The Woodstock Country Club, meanwhile, just a five-minute walk down South Street, boasts the oldest golf course in Vermont, dating from 1895. The 41,000-square-foot Health & Fitness Center, located at the southern end of the golf course about one mile south of the village, includes indoor and outdoor tennis courts, indoor squash and racquetball, a 30' x 60' indoor lap pool, whirlpool, VR2 Cybex Equipment, aerobics, steam room, sauna, and a range of spa services.

We arrived in a downpour at the Inn well after dark on Friday, the same rain that was to bring in the hot and sticky weather that settled over the area for the next several days. Weary and famished from our six-hour drive from Long Island, N.Y., we were happy to check in to adjoining rooms and learn that the in-house Eagle Cafe had seating until 9 p.m. We just made it in time for a late dinner. Back up in our second-floor rooms (which overlook the famous eagle statue mounted above the entrance), we were delighted to find a welcoming tray comprised of Vermont cheese and maple syrup, pancake mix, and a gift bag made of chocolate and filled with scrumptious chocolate chip cookies.

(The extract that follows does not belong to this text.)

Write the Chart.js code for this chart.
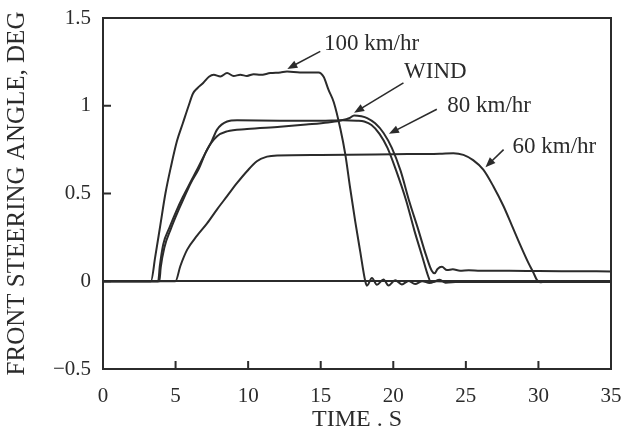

The cookies were to become a staple throughout our stay, as each afternoon between four and five o'clock, tea time in the lounge provided coffee, tea, and trays overflowing with chocolate chip, oatmeal raisin, and various other cookies, all to the sounds of a piano manned by a talented keyboardist. (Moreover, when returning to our rooms in the evenings, there always were Vermont chocolates on the pillows to greet us.)